Copy chaos: The model earns its value by eliminating dataset sprawl before it turns into risk. Kenney says most breaches don’t start with production systems but with forgotten copies no one is monitoring. "Exfiltration attacks usually happen on a copy of data someone created and forgot about," he explains. "With automated policy, no copy of production data is allowed to live past 30 days. The system removes it automatically, and because policy and lineage apply to every copy, you gain control over the dataset itself."
Policy under pressure: The value of the model becomes clearest under pressure, when manual processes tend to fail. Kenney describes a ransomware scenario where context-aware enforcement turns a potential disaster into an automated fix. "If production data is set to a thirty-day recovery policy, but someone accidentally updated it to seven-days, enforced controls would catch this, and in the event an attack happened on day eights, the policy enforcement would have saved the day allowing the organization to recover," he says. "With enforced controls, the system updates everything automatically. Protection is restored without anyone touching individual systems, cutting both risk and operational effort at the same time."

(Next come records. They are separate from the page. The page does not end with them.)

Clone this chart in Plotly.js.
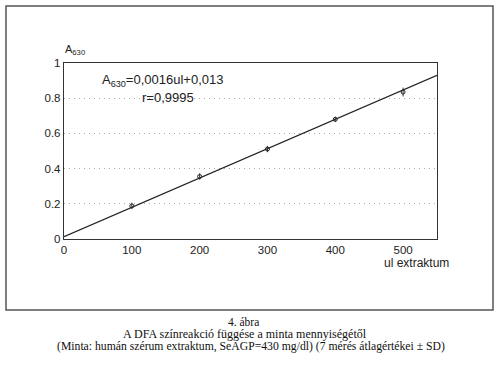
<!DOCTYPE html>
<html><head><meta charset="utf-8">
<script src="https://cdn.plot.ly/plotly-3.0.1.min.js"></script>
<style>html,body{margin:0;padding:0;background:#fff;}#c{width:500px;height:369px;}</style>
</head><body><div id="c"></div>
<script>
const volumes = [100, 200, 300, 400, 500];
const absorbance = [0.188, 0.355, 0.511, 0.68, 0.835];
const sd = [0.018, 0.018, 0.018, 0.015, 0.025];
const fitX = [0, 550];
const fitY = [0.013, 0.93];
const xTicks = [0, 100, 200, 300, 400, 500];
const yTicks = [0, 0.2, 0.4, 0.6, 0.8, 1];
const yTickText = ['0', '0.2', '0.4', '0.6', '0.8', '1'];

const W = 373, H = 176; // plot area px
function px(x){return (x-64)/W;}
function py(y){return (239-y)/H;}
const serif = 'Liberation Serif, Times New Roman, serif';

const traces = [
  {x: fitX, y: fitY, mode: 'lines', line: {color: '#222', width: 1.2}, hoverinfo: 'skip'},
  {x: volumes, y: absorbance, mode: 'markers',
   marker: {symbol: 'circle-open', size: 4, color: '#222', line: {width: 1}},
   error_y: {type: 'data', array: sd, visible: true, color: '#333', thickness: 1, width: 0}}
];

const layout = {
  width: 500, height: 369,
  margin: {l: 64, r: 63, t: 63, b: 130},
  paper_bgcolor: '#fff', plot_bgcolor: '#fff',
  showlegend: false,
  font: {family: 'Liberation Sans, Arial, sans-serif', size: 11, color: '#222'},
  xaxis: {range: [0, 550], tickvals: xTicks, ticktext: xTicks.map(String), showgrid: false, zeroline: false,
    showline: true, linecolor: '#333', linewidth: 1.2, mirror: true, ticks: '', ticklen: 0,
    tickfont: {size: 11.5}},
  yaxis: {range: [0, 1], tickvals: yTicks, ticktext: yTickText, showgrid: true, gridcolor: '#aaa', griddash: '1px,4px', gridwidth: 1.2,
    zeroline: false, showline: true, linecolor: '#333', linewidth: 1.2, mirror: true, ticks: '',
    tickfont: {size: 11.5}},
  shapes: [
    {type: 'rect', xref: 'paper', yref: 'paper', x0: px(6), x1: px(493), y0: py(310), y1: py(6),
     line: {color: '#555', width: 1.5}, fillcolor: 'rgba(0,0,0,0)', layer: 'below'}
  ],
  annotations: [
    {xref: 'paper', yref: 'paper', x: px(63), y: py(50), text: 'A<sub>630</sub>', showarrow: false, xanchor: 'left', yanchor: 'middle', font: {size: 11}},
    {xref: 'paper', yref: 'paper', x: px(162), y: py(80), text: 'A<sub>630</sub>=0,0016ul+0,013', showarrow: false, xanchor: 'center', yanchor: 'middle', font: {size: 13}},
    {xref: 'paper', yref: 'paper', x: px(168), y: py(97), text: 'r=0,9995', showarrow: false, xanchor: 'center', yanchor: 'middle', font: {size: 13}},
    {xref: 'paper', yref: 'paper', x: px(416), y: py(263), text: 'ul extraktum', showarrow: false, xanchor: 'center', yanchor: 'middle', font: {size: 12}},
    {xref: 'paper', yref: 'paper', x: px(243), y: py(322), text: '4. ábra', showarrow: false, xanchor: 'center', yanchor: 'middle', font: {size: 11.5, family: serif, color: '#111'}, borderpad: 0},
    {xref: 'paper', yref: 'paper', x: px(245), y: py(334), text: 'A DFA színreakció függése a minta mennyiségétől', showarrow: false, xanchor: 'center', yanchor: 'middle', font: {size: 12, family: serif, color: '#111'}, borderpad: 0},
    {xref: 'paper', yref: 'paper', x: px(251), y: py(346), text: '(Minta: humán szérum extraktum, SeAGP=430 mg/dl) (7 mérés átlagértékei ± SD)', showarrow: false, xanchor: 'center', yanchor: 'middle', font: {size: 11.7, family: serif, color: '#111'}, borderpad: 0}
  ]
};
Plotly.newPlot('c', traces, layout, {staticPlot: true, displayModeBar: false});
</script></body></html>
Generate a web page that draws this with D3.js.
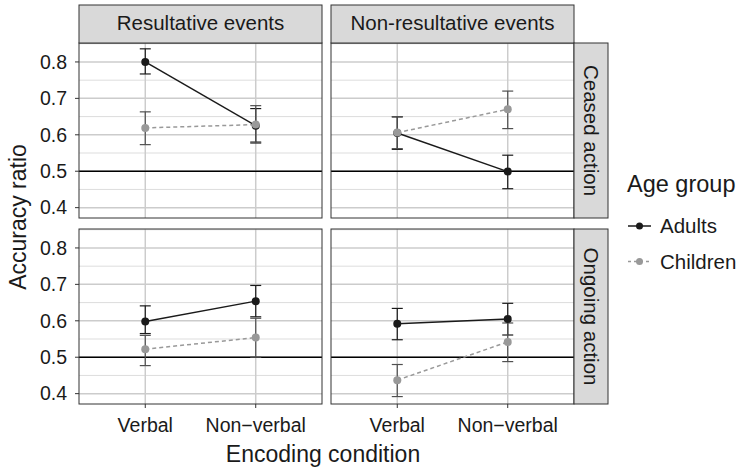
<!DOCTYPE html>
<html>
<head>
<meta charset="utf-8">
<script src="https://cdn.jsdelivr.net/npm/d3@7"></script>
<style>
  body { margin: 0; background: #fff; }
  text { font-family: "Liberation Sans", Arial, sans-serif; fill: #1a1a1a; }
</style>
</head>
<body>
<script>
var conditions = ["Verbal", "Non\u2212verbal"];
var events = ["Resultative events", "Non-resultative events"];
var actions = ["Ceased action", "Ongoing action"];
var groups = ["Adults", "Children"];
var yTicks = [0.4, 0.5, 0.6, 0.7, 0.8];
var yMinor = [0.45, 0.55, 0.65, 0.75, 0.85];

// panels: ceased/resultative, ceased/non-resultative, ongoing/resultative, ongoing/non-resultative
var adultsMean = [[0.800, 0.625], [0.605, 0.499], [0.598, 0.654], [0.592, 0.605]];
var adultsLow  = [[0.767, 0.580], [0.560, 0.452], [0.565, 0.611], [0.548, 0.561]];
var adultsHigh = [[0.836, 0.672], [0.649, 0.544], [0.641, 0.697], [0.634, 0.648]];
var childrenMean = [[0.619, 0.628], [0.606, 0.670], [0.522, 0.554], [0.437, 0.542]];
var childrenLow  = [[0.573, 0.577], [0.562, 0.617], [0.477, 0.500], [0.392, 0.488]];
var childrenHigh = [[0.663, 0.680], [0.650, 0.720], [0.560, 0.607], [0.480, 0.594]];

var totalWidth = 739;
var totalHeight = 467;
var panelX = [79, 331];
var panelY = [43, 229];
var panelW = 243;
var panelH = 175;

var colors = {Adults: "#1a1a1a", Children: "#999999"};
var barColors = {Adults: "#1a1a1a", Children: "#505050"};
var dashes = {Adults: null, Children: "4,3"};

var svg = d3.select("body")
    .append("svg")
    .attr("width", totalWidth)
    .attr("height", totalHeight);

var x = d3.scalePoint().domain(conditions).range([0, panelW]).padding(0.6);
var y = d3.scaleLinear().domain([0.3716, 0.852]).range([panelH, 0]);

var series = [
  {name: "Adults", mean: adultsMean, low: adultsLow, high: adultsHigh},
  {name: "Children", mean: childrenMean, low: childrenLow, high: childrenHigh}
];

for (var r = 0; r < 2; r++) {
  for (var c = 0; c < 2; c++) {
    var p = r * 2 + c;
    var g = svg.append("g")
        .attr("transform", "translate(" + panelX[c] + "," + panelY[r] + ")");

    g.append("rect")
     .attr("width", panelW).attr("height", panelH)
     .attr("fill", "#fff");

    // grid
    g.selectAll(".minor")
     .data(yMinor.filter(v => y(v) > 0.5))
     .enter().append("line")
     .attr("x1", 0).attr("x2", panelW)
     .attr("y1", d => y(d)).attr("y2", d => y(d))
     .attr("stroke", "#d4d4d4").attr("stroke-width", 0.8);

    g.selectAll(".major")
     .data(yTicks)
     .enter().append("line")
     .attr("x1", 0).attr("x2", panelW)
     .attr("y1", d => y(d)).attr("y2", d => y(d))
     .attr("stroke", "#cccccc").attr("stroke-width", 1.5);

    g.selectAll(".vgrid")
     .data(conditions)
     .enter().append("line")
     .attr("x1", d => x(d)).attr("x2", d => x(d))
     .attr("y1", 0).attr("y2", panelH)
     .attr("stroke", "#cccccc").attr("stroke-width", 1.5);

    // chance line
    g.append("line")
     .attr("x1", 0).attr("x2", panelW)
     .attr("y1", y(0.5)).attr("y2", y(0.5))
     .attr("stroke", "#000").attr("stroke-width", 1.5);

    series.forEach(function(s) {
      var pts = conditions.map((k, i) => ({k: k, m: s.mean[p][i], lo: s.low[p][i], hi: s.high[p][i]}));

      var eb = g.append("g");
      pts.forEach(function(d) {
        eb.append("line")
          .attr("x1", x(d.k)).attr("x2", x(d.k))
          .attr("y1", y(d.lo)).attr("y2", y(d.hi))
          .attr("stroke", barColors[s.name]).attr("stroke-width", 1.2);
        [d.lo, d.hi].forEach(function(v) {
          eb.append("line")
            .attr("x1", x(d.k) - 5.5).attr("x2", x(d.k) + 5.5)
            .attr("y1", y(v)).attr("y2", y(v))
            .attr("stroke", barColors[s.name]).attr("stroke-width", 1.2);
        });
      });

      g.append("path")
       .datum(pts)
       .attr("fill", "none")
       .attr("stroke", colors[s.name])
       .attr("stroke-width", 1.5)
       .attr("stroke-dasharray", dashes[s.name])
       .attr("d", d3.line().x(d => x(d.k)).y(d => y(d.m)));
    });

    series.forEach(function(s) {
      g.selectAll(".pt" + s.name)
       .data(conditions)
       .enter().append("circle")
       .attr("cx", d => x(d))
       .attr("cy", (d, i) => y(s.mean[p][i]))
       .attr("r", 4)
       .attr("fill", colors[s.name]);
    });

    g.append("rect")
     .attr("width", panelW).attr("height", panelH)
     .attr("fill", "none").attr("stroke", "#333").attr("stroke-width", 1);

    // y axis on left column
    if (c == 0) {
      var ya = g.append("g");
      yTicks.forEach(function(v) {
        ya.append("line")
          .attr("x1", -4).attr("x2", 0)
          .attr("y1", y(v)).attr("y2", y(v))
          .attr("stroke", "#333");
        ya.append("text")
          .attr("x", -12).attr("y", y(v))
          .attr("dy", "0.35em")
          .attr("text-anchor", "end")
          .attr("font-size", 19.5)
          .text(d3.format(".1f")(v));
      });
    }

    // x axis on bottom row
    if (r == 1) {
      conditions.forEach(function(k) {
        g.append("line")
         .attr("x1", x(k)).attr("x2", x(k))
         .attr("y1", panelH).attr("y2", panelH + 4)
         .attr("stroke", "#333");
        g.append("text")
         .attr("x", x(k)).attr("y", panelH + 27.7)
         .attr("text-anchor", "middle")
         .attr("font-size", 19.5)
         .text(k);
      });
    }
  }
}

// top strips
events.forEach(function(e, c) {
  svg.append("rect")
     .attr("x", panelX[c]).attr("y", 5)
     .attr("width", panelW).attr("height", panelY[0] - 5)
     .attr("fill", "#d9d9d9").attr("stroke", "#333");
  svg.append("text")
     .attr("x", panelX[c] + panelW / 2).attr("y", 29.5)
     .attr("text-anchor", "middle")
     .attr("font-size", 20.5)
     .text(e);
});

// right strips
actions.forEach(function(a, r) {
  var sx = panelX[1] + panelW;
  svg.append("rect")
     .attr("x", sx).attr("y", panelY[r])
     .attr("width", 34).attr("height", panelH)
     .attr("fill", "#d9d9d9").attr("stroke", "#333");
  svg.append("text")
     .attr("transform", "translate(" + (sx + 9.5) + "," + (panelY[r] + panelH / 2) + ") rotate(90)")
     .attr("text-anchor", "middle")
     .attr("font-size", 20.5)
     .text(a);
});

// axis titles
svg.append("text")
   .attr("transform", "translate(26,217) rotate(-90)")
   .attr("text-anchor", "middle")
   .attr("font-size", 23)
   .text("Accuracy ratio");

svg.append("text")
   .attr("x", 323).attr("y", 462)
   .attr("text-anchor", "middle")
   .attr("font-size", 23)
   .text("Encoding condition");

// legend
var legend = svg.append("g").attr("transform", "translate(627,0)");
legend.append("text")
   .attr("x", 0).attr("y", 192)
   .attr("font-size", 23.5)
   .text("Age group");

groups.forEach(function(gname, i) {
  var ly = 226 + i * 35.5;
  legend.append("line")
     .attr("x1", 1).attr("x2", 24)
     .attr("y1", ly).attr("y2", ly)
     .attr("stroke", colors[gname]).attr("stroke-width", 1.5)
     .attr("stroke-dasharray", gname == "Children" ? "3,3" : null);
  legend.append("circle")
     .attr("cx", 12.5).attr("cy", ly).attr("r", 3.5)
     .attr("fill", colors[gname]);
  legend.append("text")
     .attr("x", 33).attr("y", ly)
     .attr("dy", "0.35em")
     .attr("font-size", 20.5)
     .text(gname);
});
</script>
</body>
</html>
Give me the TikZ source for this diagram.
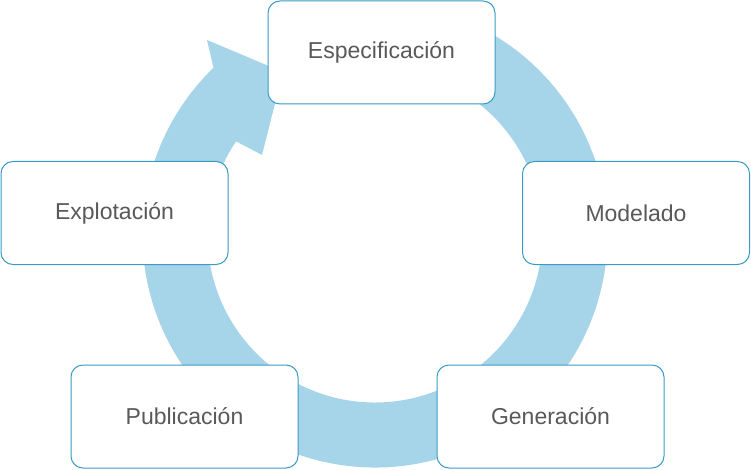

That same principle of intercommunication extends to performance itself. In a unified system, rebalancing allows workloads to meet their promised SLAs by drawing from a shared global pool of resources. Instead of static allocations and manual tuning, the infrastructure continuously adjusts in real time, moving workloads where they need to be to maintain performance guarantees as conditions change.
For Kenney, this is what makes AI-driven automation viable at scale. When context, policy, lineage, and performance guarantees are embedded directly into datasets, systems can stop reacting and start making informed decisions on their own. "Once the data understands itself, orchestration becomes possible,” he concludes. "That’s when copilots, agents, and model context protocols can actually make reliable decisions, because the data they’re acting on is governed, understood, and guaranteed."